Generally, we establish a framework using climate factors to predict the time coefficients of EOFs of precipitation and evaluate the economic loss risks under different precipitation regimes. We find that the flood risk differs under different rainfall regimes. Differences in population density and economic development in the northern and southern regions may be the reason that they suffer differently from disaster events with similar magnitude (same return period). The framework method proposed here can be used in regions suffering from flooding caused by extreme precipitation. The main purpose of this article is to introduce the framework and how it works in a region. The climate indices in the prediction model will change when applying this method to other regions, as different regions are influenced by different climate factors.

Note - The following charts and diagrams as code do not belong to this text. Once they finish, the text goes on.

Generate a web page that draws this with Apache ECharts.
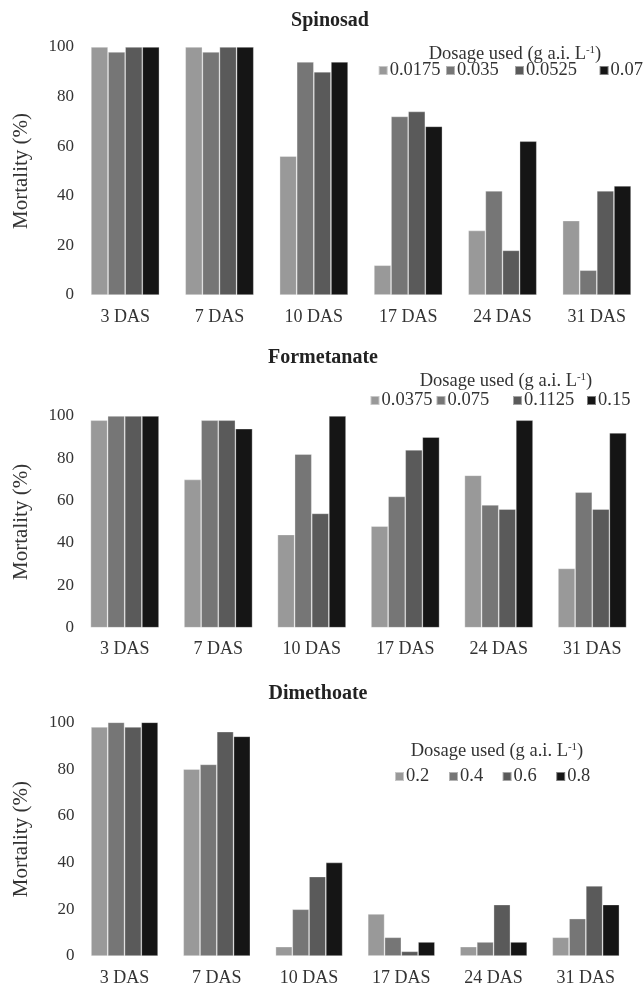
<!DOCTYPE html>
<html><head><meta charset="utf-8">
<script src="https://cdn.jsdelivr.net/npm/echarts@6/dist/echarts.min.js"></script>
<style>html,body{margin:0;padding:0;background:#fff}#c{width:644px;height:988px}</style>
</head><body><div id="c"></div>
<script>
const categories = ['3 DAS','7 DAS','10 DAS','17 DAS','24 DAS','31 DAS'];
const yTicks = [0, 20, 40, 60, 80, 100];
const panelTitles = ['Spinosad', 'Formetanate', 'Dimethoate'];
const legendTitle = 'Dosage used (g a.i. L';

const spinosadDoses = ['0.0175', '0.035', '0.0525', '0.07'];
const spinosad_0175 = [100, 100, 56, 12, 26, 30];
const spinosad_035  = [98, 98, 94, 72, 42, 10];
const spinosad_0525 = [100, 100, 90, 74, 18, 42];
const spinosad_07   = [100, 100, 94, 68, 62, 44];

const formetanateDoses = ['0.0375', '0.075', '0.1125', '0.15'];
const formetanate_0375 = [98, 70, 44, 48, 72, 28];
const formetanate_075  = [100, 98, 82, 62, 58, 64];
const formetanate_1125 = [100, 98, 54, 84, 56, 56];
const formetanate_15   = [100, 94, 100, 90, 98, 92];

const dimethoateDoses = ['0.2', '0.4', '0.6', '0.8'];
const dimethoate_2 = [98, 80, 4, 18, 4, 8];
const dimethoate_4 = [100, 82, 20, 8, 6, 16];
const dimethoate_6 = [98, 96, 34, 2, 22, 30];
const dimethoate_8 = [100, 94, 40, 6, 6, 22];

const panelDoses = [spinosadDoses, formetanateDoses, dimethoateDoses];
const panelValues = [
  [spinosad_0175, spinosad_035, spinosad_0525, spinosad_07],
  [formetanate_0375, formetanate_075, formetanate_1125, formetanate_15],
  [dimethoate_2, dimethoate_4, dimethoate_6, dimethoate_8]
];

// layout (styles / positions only)
const colors = ['#999999', '#767676', '#5a5a5a', '#151515'];
const FONT = "'Liberation Serif', 'Times New Roman', serif";
const grids = [
  {left: 78, right: 0, top: 47, height: 248},
  {left: 78, right: 5, top: 416, height: 211.7},
  {left: 78.4, right: 12, top: 722.3, height: 233.7}
];
const catGaps = ['27.4%', '26.7%', '27.3%'];
const titlePos = [[330, 22], [323, 359], [318, 695]];
const legTitlePos = [[515, 56], [506, 383], [497, 753]];
const legItemX = [[377.7, 445, 514, 598.6], [369.5, 435.5, 512, 586], [394, 448, 501.6, 555.2]];
const legItemY = [72, 402, 778];

const title = [], legend = [], xAxis = [], yAxis = [], series = [];
for (let p = 0; p < 3; p++) {
  title.push({
    text: panelTitles[p], left: titlePos[p][0], top: titlePos[p][1] - 11, textAlign: 'center', padding: 0,
    textStyle: {fontFamily: FONT, fontSize: 20, fontWeight: 'bold', color: '#222'}
  });
  title.push({
    text: '{a|' + legendTitle + '}{s|-1}{a|)}', left: legTitlePos[p][0], top: legTitlePos[p][1] - 11,
    textAlign: 'center', padding: 0,
    textStyle: {
      fontWeight: 'normal', fontFamily: FONT,
      rich: {
        a: {fontFamily: FONT, fontWeight: 'normal', fontSize: 18.5, color: '#333', verticalAlign: 'bottom'},
        s: {fontFamily: FONT, fontWeight: 'normal', fontSize: 11, color: '#333', verticalAlign: 'top', padding: [0, 0, 8, 0]}
      }
    }
  });
  xAxis.push({
    type: 'category', gridIndex: p, data: categories,
    axisLine: {show: false}, axisTick: {show: false},
    axisLabel: {fontFamily: FONT, fontSize: 18, color: '#333', margin: 13}
  });
  yAxis.push({
    type: 'value', gridIndex: p, min: yTicks[0], max: yTicks[yTicks.length - 1], interval: yTicks[1] - yTicks[0],
    splitLine: {show: false}, axisLine: {show: false}, axisTick: {show: false},
    axisLabel: {fontFamily: FONT, fontSize: 17, color: '#333', margin: 4},
    name: 'Mortality (%)', nameLocation: 'middle', nameGap: 46,
    nameTextStyle: {fontFamily: FONT, fontSize: 21, color: '#333'}
  });
  for (let s = 0; s < 4; s++) {
    series.push({
      type: 'bar', name: panelDoses[p][s], xAxisIndex: p, yAxisIndex: p,
      data: panelValues[p][s], barGap: '0%', barCategoryGap: catGaps[p],
      itemStyle: {color: colors[s], borderColor: 'rgba(255,255,255,0.45)', borderWidth: 0.7},
      emphasis: {disabled: true}, animation: false
    });
    legend.push({
      data: [panelDoses[p][s]], left: legItemX[p][s], top: legItemY[p] - 11, padding: 0,
      itemWidth: 9, itemHeight: 9, itemGap: 0, selectedMode: false, icon: 'rect',
      textStyle: {fontFamily: FONT, fontSize: 18.5, color: '#333', padding: [0, 0, 0, -3]}
    });
  }
}

const chart = echarts.init(document.getElementById('c'), null, {renderer: 'canvas'});
chart.setOption({animation: false, backgroundColor: '#fff', title, legend, grid: grids, xAxis, yAxis, series});
</script>
</body></html>
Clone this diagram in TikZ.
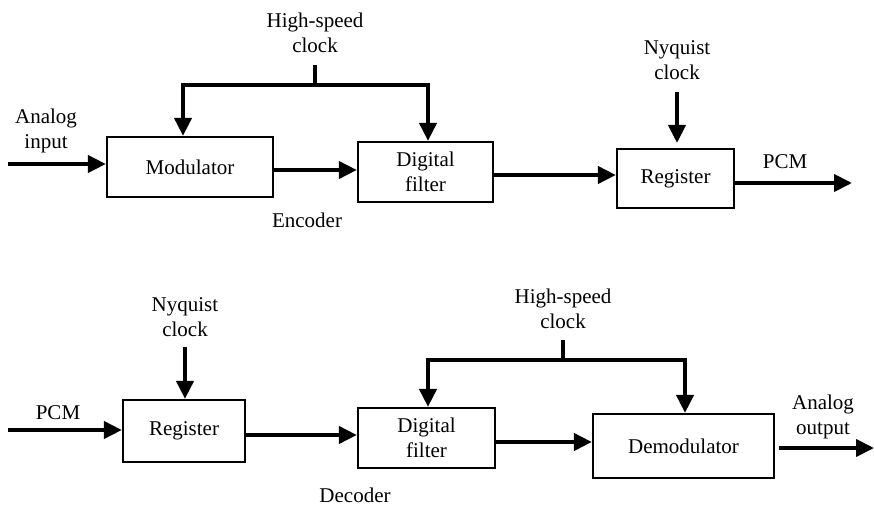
\documentclass[tikz,border=0pt]{standalone}
\usepackage{fontspec}
\setmainfont{Liberation Serif}
\usetikzlibrary{arrows.meta}
\begin{document}
\begin{tikzpicture}[x=1pt,y=-1pt,
  blk/.style={draw,line width=2.2pt,inner sep=0pt,font=\fontsize{21}{25}\selectfont,align=center},
  lbl/.style={inner sep=0pt,font=\fontsize{21}{25}\selectfont,align=center},
  wire/.style={line width=4pt},
  arr/.style={line width=4pt,-{Triangle[length=18pt,width=17pt]}}]
\useasboundingbox (0,0) rectangle (874,505);

% ---------- encoder ----------
\node[blk,minimum width=166pt,minimum height=60pt] (mod) at (190,167) {Modulator};
\node[blk,minimum width=135pt,minimum height=60pt] (efilt) at (425.5,172) {Digital\\filter};
\node[blk,minimum width=117pt,minimum height=59pt] (ereg) at (675.5,178.5) {Register};

\node[lbl] (ain) at (46,131) {Analog\\input};
\node[lbl] (ehs) at (315,33) {High-speed\\clock};
\node[lbl] (eny) at (677,60) {Nyquist\\clock};
\node[lbl] (epcm) at (785,162) {PCM};
\node[lbl] (enc) at (307,220) {Encoder};

\coordinate (ainstart) at (8,164);
\coordinate (pcmout) at (852,183);
\coordinate (ehsa) at (315,65);
\coordinate (ehsb) at (315,85);
\coordinate (enya) at (677,92);

\draw[arr] (ainstart) -- (mod.west |- ainstart);
\draw[arr] (mod.east |- 0,170) -- (efilt.west |- 0,170);
\draw[arr] (efilt.east |- 0,175) -- (ereg.west |- 0,175);
\draw[arr] (ereg.east |- pcmout) -- (pcmout);
\draw[wire] (ehsa) -- (ehsb);
\draw[arr] (ehsb) -| (183,0 |- mod.north);
\draw[arr] (ehsb) -| (428,0 |- efilt.north);
\draw[arr] (enya) -- (enya |- 0,143);

% ---------- decoder ----------
\node[blk,minimum width=122pt,minimum height=62pt] (dreg) at (184,431) {Register};
\node[blk,minimum width=137pt,minimum height=60pt] (dfilt) at (426.5,438) {Digital\\filter};
\node[blk,minimum width=181pt,minimum height=64pt] (demod) at (683.5,446) {Demodulator};

\node[lbl] (dpcm) at (58,413) {PCM};
\node[lbl] (dny) at (185,317) {Nyquist\\clock};
\node[lbl] (dec) at (355,495) {Decoder};
\node[lbl] (dhs) at (563,309) {High-speed\\clock};
\node[lbl] (aout) at (823,417) {Analog\\output};

\coordinate (pcmin) at (8,430);
\coordinate (aoutend) at (874,448);
\coordinate (dhsa) at (563,340);
\coordinate (dhsb) at (563,360);
\coordinate (dnya) at (185,347);

\draw[arr] (pcmin) -- (dreg.west |- pcmin);
\draw[arr] (dreg.east |- 0,435) -- (dfilt.west |- 0,435);
\draw[arr] (dfilt.east |- 0,442) -- (demod.west |- 0,442);
\draw[arr] ([xshift=4pt]demod.east |- aoutend) -- (aoutend);
\draw[wire] (dhsa) -- (dhsb);
\draw[arr] (dhsb) -| (428,0 |- dfilt.north);
\draw[arr] (dhsb) -| (685,0 |- demod.north);
\draw[arr] (dnya) -- (dreg.north -| dnya);
\end{tikzpicture}
\end{document}
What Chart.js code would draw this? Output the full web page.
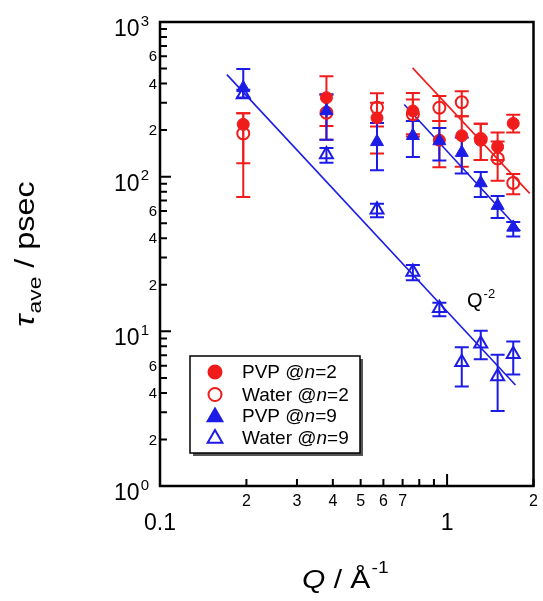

The limitation of this work arises from the fact that the relationship we explored between time coefficients of precipitation and climate factors is based on historical datasets; therefore, this relationship is relatively stationary. However, this relationship may vary with time (Wang et al. 2019; Yun et al. 2021), as some climate factors have been changing in recent decades and may continue to change in the future (Rodríguez-Fonseca et al. 2016). It is important to discuss how climate factors and related disaster events will change and estimate the related risk in the future. We estimate flood risk based on the historical economic loss data, which also change with socioeconomic development. As our framework can estimate flood risk several months in advance, it can be used as an early warning tool. We verify our precipitation forecast by using correlation and MSPE, while it is difficult to benchmark the estimated risk result.